Retype word for word the first line of the listing and each line after it up to the line with "29.8, 21.0, 9.9];", with the pictures taken out.
── Information supplied ──
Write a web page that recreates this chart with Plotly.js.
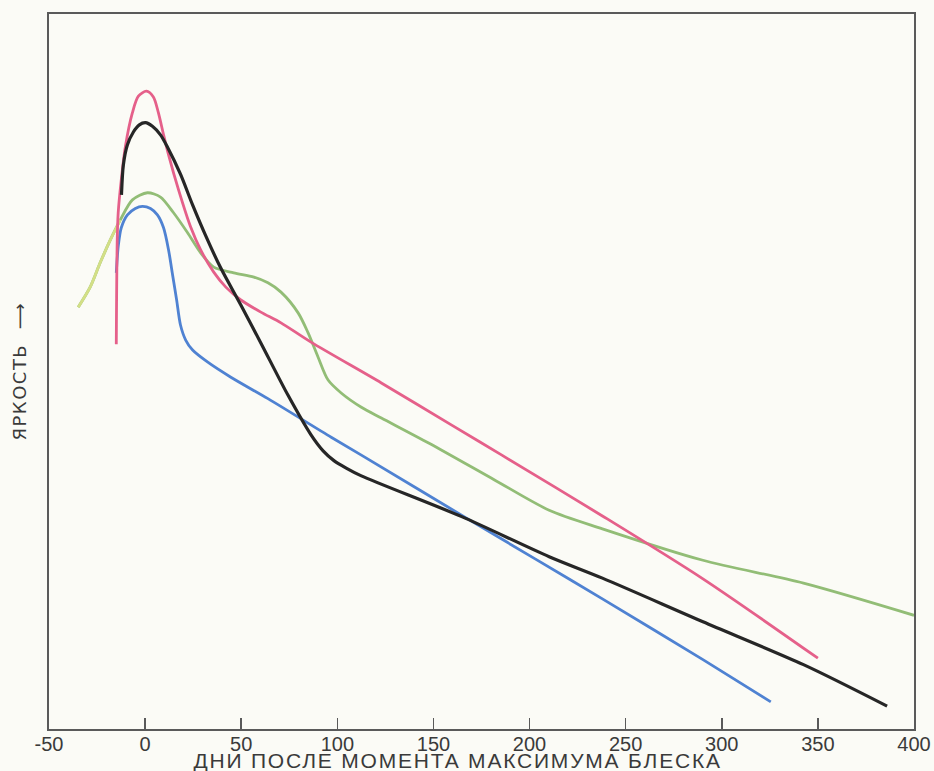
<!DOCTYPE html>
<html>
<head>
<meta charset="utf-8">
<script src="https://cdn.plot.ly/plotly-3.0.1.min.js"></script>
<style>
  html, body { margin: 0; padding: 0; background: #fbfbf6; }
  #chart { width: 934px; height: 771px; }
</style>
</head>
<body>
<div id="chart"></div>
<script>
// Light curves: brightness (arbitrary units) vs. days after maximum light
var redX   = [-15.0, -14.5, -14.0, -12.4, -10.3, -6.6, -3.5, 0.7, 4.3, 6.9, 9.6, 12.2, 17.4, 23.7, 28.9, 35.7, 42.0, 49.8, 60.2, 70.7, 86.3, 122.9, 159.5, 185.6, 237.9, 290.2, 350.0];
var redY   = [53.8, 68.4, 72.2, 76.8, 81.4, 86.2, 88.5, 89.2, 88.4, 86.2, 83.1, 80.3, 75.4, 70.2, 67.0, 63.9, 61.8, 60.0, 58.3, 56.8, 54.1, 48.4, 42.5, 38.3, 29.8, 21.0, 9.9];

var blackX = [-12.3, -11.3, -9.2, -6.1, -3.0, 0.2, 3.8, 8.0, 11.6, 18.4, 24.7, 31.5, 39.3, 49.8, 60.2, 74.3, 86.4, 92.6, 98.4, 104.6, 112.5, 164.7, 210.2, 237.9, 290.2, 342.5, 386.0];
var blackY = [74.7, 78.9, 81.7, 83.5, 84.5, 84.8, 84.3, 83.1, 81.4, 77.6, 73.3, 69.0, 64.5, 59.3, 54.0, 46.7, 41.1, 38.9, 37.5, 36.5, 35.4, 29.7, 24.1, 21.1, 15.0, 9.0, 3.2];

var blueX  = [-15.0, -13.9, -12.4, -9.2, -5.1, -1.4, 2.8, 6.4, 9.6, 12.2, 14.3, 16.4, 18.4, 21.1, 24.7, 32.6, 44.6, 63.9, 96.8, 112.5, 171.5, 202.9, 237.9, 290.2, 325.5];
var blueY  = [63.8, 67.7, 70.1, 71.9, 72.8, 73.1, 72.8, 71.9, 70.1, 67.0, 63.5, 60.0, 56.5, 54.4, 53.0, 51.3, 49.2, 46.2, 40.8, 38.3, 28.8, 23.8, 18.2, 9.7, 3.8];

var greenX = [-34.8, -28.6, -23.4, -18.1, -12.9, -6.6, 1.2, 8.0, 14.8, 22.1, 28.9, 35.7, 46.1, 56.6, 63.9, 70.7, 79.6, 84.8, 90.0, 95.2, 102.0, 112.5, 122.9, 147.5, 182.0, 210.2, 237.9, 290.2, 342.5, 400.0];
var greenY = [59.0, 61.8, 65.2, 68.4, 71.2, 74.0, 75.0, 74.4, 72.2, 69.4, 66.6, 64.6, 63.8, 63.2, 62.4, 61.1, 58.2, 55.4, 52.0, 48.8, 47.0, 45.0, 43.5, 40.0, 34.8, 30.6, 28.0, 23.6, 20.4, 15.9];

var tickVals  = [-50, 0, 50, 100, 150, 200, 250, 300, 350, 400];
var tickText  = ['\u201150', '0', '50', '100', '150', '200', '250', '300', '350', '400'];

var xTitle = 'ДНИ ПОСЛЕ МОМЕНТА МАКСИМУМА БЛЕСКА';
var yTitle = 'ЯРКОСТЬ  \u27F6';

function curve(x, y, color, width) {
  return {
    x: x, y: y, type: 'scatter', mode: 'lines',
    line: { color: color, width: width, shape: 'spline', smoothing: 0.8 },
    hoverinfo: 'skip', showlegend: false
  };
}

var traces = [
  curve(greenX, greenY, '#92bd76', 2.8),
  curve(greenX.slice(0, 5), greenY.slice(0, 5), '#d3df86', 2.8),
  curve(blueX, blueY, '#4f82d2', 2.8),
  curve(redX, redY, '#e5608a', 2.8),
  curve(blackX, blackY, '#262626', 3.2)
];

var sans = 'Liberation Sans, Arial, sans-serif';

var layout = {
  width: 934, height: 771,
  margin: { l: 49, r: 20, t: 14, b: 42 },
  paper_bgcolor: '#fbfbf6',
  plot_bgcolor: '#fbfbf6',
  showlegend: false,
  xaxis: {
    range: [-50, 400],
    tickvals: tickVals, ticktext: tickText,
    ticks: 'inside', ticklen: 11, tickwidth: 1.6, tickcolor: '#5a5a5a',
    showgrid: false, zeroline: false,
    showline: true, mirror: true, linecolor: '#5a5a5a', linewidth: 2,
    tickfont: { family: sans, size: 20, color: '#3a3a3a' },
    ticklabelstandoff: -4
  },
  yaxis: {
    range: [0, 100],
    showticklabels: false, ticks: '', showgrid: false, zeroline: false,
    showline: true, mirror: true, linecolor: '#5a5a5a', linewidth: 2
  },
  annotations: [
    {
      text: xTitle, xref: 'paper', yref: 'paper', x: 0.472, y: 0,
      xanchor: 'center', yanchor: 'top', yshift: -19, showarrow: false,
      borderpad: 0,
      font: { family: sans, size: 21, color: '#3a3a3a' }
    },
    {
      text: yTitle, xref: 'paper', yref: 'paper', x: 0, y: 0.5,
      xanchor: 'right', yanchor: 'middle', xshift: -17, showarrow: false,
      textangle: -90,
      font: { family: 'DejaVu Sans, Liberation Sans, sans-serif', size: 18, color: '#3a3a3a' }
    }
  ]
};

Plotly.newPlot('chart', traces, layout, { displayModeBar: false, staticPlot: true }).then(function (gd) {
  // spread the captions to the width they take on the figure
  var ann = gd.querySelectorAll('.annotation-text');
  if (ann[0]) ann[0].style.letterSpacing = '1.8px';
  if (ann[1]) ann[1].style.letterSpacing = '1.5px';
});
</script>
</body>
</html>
───
Output of the task |
Write a web page that recreates this chart with Plotly.js.
<!DOCTYPE html>
<html>
<head>
<meta charset="utf-8">
<script src="https://cdn.plot.ly/plotly-3.0.1.min.js"></script>
<style>
  html, body { margin: 0; padding: 0; background: #fbfbf6; }
  #chart { width: 934px; height: 771px; }
</style>
</head>
<body>
<div id="chart"></div>
<script>
// Light curves: brightness (arbitrary units) vs. days after maximum light
var redX   = [-15.0, -14.5, -14.0, -12.4, -10.3, -6.6, -3.5, 0.7, 4.3, 6.9, 9.6, 12.2, 17.4, 23.7, 28.9, 35.7, 42.0, 49.8, 60.2, 70.7, 86.3, 122.9, 159.5, 185.6, 237.9, 290.2, 350.0];
var redY   = [53.8, 68.4, 72.2, 76.8, 81.4, 86.2, 88.5, 89.2, 88.4, 86.2, 83.1, 80.3, 75.4, 70.2, 67.0, 63.9, 61.8, 60.0, 58.3, 56.8, 54.1, 48.4, 42.5, 38.3, 29.8, 21.0, 9.9];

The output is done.